_Written problem_
Search the data for the word "chart". Reproduce every line where it is found.

_Supplied data_
::::::::
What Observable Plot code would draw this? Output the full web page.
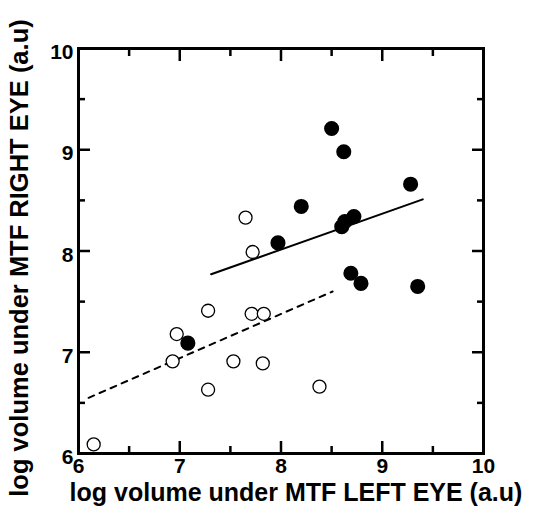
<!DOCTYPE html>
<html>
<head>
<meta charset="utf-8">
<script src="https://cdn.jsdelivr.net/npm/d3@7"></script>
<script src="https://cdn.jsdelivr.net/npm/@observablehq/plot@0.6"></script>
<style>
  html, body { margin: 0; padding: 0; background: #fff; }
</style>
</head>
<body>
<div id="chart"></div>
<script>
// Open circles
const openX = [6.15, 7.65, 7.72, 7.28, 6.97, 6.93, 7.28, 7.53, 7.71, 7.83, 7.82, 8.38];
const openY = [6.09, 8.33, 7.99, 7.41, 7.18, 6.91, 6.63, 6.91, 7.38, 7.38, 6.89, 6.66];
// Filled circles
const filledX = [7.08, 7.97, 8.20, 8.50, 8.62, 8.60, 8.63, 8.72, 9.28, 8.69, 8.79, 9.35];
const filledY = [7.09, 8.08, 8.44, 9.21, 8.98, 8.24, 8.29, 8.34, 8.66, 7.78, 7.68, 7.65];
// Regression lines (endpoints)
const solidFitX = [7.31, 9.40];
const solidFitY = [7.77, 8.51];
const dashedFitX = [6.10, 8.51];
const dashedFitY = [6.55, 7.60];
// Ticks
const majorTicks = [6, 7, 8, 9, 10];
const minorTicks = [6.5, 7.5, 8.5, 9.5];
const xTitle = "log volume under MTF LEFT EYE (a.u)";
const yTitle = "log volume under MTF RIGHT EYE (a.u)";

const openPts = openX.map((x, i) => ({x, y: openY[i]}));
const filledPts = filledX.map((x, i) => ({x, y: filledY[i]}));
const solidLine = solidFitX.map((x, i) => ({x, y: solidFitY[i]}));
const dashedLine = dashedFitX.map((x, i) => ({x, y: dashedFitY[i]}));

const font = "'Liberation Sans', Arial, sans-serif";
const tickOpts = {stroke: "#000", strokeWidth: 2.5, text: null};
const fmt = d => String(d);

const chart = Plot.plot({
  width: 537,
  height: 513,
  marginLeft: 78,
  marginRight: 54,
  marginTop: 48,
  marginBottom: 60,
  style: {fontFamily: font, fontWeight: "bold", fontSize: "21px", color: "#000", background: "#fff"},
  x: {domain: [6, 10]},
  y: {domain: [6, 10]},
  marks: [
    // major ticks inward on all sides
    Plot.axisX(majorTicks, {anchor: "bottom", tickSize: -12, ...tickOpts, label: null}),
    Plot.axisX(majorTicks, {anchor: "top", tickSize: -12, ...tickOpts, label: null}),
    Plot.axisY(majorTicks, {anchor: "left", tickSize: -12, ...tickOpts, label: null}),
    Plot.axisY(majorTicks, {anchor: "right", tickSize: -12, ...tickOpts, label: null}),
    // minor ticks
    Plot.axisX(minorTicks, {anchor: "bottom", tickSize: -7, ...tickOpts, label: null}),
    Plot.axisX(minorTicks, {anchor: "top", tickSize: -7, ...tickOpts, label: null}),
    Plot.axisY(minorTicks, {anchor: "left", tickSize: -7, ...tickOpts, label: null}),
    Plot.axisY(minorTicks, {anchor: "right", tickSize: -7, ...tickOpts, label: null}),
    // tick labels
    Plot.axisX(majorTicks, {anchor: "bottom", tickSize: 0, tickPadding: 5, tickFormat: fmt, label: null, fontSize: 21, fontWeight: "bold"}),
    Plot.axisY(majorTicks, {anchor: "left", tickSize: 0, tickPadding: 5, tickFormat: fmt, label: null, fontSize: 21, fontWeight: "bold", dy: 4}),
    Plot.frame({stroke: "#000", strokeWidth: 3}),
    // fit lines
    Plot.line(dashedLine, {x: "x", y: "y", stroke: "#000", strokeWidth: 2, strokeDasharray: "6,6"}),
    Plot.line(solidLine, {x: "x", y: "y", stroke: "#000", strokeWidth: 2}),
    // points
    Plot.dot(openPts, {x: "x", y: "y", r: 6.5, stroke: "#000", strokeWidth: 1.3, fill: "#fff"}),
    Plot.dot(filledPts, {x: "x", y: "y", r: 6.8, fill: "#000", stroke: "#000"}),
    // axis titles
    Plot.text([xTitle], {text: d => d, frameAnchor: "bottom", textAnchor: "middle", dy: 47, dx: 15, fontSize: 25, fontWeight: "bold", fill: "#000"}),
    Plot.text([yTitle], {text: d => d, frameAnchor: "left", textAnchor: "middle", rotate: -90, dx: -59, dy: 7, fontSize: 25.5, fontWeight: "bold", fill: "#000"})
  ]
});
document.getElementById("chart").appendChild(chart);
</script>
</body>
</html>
::::::::
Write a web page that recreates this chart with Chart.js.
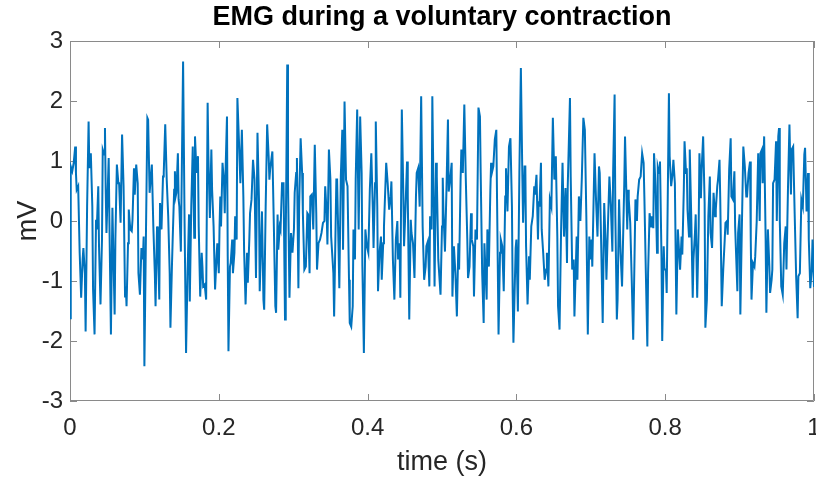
::::::::
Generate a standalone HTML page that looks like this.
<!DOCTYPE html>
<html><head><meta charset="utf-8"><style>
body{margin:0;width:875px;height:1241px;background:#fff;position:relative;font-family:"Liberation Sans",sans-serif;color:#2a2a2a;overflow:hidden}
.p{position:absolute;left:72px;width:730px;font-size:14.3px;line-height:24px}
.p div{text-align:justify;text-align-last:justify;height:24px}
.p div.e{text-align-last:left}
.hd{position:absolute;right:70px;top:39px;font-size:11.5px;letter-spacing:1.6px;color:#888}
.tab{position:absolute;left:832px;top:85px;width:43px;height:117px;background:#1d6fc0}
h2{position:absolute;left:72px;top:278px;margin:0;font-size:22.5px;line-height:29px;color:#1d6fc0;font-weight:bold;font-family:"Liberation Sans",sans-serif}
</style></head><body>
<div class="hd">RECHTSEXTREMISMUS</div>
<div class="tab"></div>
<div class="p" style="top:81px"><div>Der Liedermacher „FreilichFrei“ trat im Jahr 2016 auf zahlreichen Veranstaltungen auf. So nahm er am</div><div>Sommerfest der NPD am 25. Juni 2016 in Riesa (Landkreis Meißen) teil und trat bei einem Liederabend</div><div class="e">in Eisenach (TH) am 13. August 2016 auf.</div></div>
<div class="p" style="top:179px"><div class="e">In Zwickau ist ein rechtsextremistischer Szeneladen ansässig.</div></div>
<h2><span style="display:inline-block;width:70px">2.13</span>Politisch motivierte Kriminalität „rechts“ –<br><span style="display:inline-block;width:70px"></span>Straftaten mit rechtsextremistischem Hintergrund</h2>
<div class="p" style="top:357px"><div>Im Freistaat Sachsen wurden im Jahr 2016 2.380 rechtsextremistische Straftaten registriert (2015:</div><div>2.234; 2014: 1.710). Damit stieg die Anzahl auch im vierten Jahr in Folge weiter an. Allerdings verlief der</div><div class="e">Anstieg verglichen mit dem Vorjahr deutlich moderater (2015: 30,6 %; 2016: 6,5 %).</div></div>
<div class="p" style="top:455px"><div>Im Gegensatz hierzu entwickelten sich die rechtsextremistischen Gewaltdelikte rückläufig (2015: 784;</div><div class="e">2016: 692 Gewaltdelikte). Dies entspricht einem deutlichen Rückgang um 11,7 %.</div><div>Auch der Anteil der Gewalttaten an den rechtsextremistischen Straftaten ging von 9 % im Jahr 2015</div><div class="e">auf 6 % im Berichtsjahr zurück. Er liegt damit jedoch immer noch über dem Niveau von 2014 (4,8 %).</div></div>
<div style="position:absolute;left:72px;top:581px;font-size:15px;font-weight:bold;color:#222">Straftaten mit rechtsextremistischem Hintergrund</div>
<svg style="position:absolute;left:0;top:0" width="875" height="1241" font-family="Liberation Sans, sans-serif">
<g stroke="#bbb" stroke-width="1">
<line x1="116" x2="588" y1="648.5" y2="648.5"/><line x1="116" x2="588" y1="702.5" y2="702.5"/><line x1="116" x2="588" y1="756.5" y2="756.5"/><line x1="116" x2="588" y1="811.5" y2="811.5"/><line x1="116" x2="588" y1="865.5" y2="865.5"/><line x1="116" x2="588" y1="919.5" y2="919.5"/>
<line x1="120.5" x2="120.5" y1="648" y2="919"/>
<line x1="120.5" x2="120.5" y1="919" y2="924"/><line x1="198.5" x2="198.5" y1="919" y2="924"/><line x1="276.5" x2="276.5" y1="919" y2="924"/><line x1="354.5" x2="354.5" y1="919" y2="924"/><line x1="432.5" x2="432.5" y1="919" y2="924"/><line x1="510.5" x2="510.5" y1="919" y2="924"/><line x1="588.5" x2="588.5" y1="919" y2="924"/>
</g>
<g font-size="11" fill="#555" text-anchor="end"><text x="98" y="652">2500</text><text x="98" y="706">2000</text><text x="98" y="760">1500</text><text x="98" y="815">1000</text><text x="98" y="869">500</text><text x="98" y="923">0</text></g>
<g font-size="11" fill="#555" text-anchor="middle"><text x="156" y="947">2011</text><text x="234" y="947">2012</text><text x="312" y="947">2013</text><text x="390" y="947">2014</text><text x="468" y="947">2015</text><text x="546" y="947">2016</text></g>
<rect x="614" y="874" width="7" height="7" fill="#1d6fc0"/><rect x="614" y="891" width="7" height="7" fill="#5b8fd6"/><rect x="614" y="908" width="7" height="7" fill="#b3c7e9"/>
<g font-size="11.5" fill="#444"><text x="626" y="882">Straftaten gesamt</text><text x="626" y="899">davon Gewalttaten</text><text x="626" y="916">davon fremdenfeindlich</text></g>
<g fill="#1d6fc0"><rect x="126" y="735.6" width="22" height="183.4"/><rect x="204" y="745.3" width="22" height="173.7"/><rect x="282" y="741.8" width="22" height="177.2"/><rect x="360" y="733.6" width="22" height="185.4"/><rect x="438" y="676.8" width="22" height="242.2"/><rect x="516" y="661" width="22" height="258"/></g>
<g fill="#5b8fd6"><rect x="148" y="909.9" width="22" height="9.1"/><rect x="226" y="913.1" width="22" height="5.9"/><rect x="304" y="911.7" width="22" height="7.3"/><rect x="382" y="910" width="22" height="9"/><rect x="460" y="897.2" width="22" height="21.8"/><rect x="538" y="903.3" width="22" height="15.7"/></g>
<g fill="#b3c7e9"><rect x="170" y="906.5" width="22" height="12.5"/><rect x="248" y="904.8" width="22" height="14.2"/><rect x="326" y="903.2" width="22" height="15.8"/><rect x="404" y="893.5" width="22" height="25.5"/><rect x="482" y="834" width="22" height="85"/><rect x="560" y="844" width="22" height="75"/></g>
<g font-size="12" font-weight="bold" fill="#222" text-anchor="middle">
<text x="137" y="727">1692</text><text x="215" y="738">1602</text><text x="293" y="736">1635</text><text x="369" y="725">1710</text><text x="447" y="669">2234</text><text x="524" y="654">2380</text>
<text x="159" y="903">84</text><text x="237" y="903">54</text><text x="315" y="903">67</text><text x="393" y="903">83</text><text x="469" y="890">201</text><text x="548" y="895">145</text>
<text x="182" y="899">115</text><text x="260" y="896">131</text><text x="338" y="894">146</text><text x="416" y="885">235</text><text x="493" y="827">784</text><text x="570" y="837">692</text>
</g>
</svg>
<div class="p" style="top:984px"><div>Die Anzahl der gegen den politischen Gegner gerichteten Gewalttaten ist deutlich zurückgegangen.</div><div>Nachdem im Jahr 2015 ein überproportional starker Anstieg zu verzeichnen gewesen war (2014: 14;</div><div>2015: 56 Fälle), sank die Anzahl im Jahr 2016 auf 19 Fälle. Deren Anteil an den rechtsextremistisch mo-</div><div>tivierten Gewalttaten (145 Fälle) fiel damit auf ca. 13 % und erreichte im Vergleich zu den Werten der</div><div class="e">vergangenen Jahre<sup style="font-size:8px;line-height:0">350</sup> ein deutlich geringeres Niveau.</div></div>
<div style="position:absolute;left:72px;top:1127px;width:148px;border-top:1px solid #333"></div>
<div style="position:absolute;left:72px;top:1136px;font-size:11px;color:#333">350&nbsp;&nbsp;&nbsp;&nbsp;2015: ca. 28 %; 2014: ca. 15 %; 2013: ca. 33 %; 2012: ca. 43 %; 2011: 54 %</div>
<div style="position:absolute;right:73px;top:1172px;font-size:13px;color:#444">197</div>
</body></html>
::::::::
_Response_
<div id="chart"></div>
const chart = Plot.plot({
document.getElementById("chart").appendChild(chart);
Write a web page that recreates this chart with Chart.js.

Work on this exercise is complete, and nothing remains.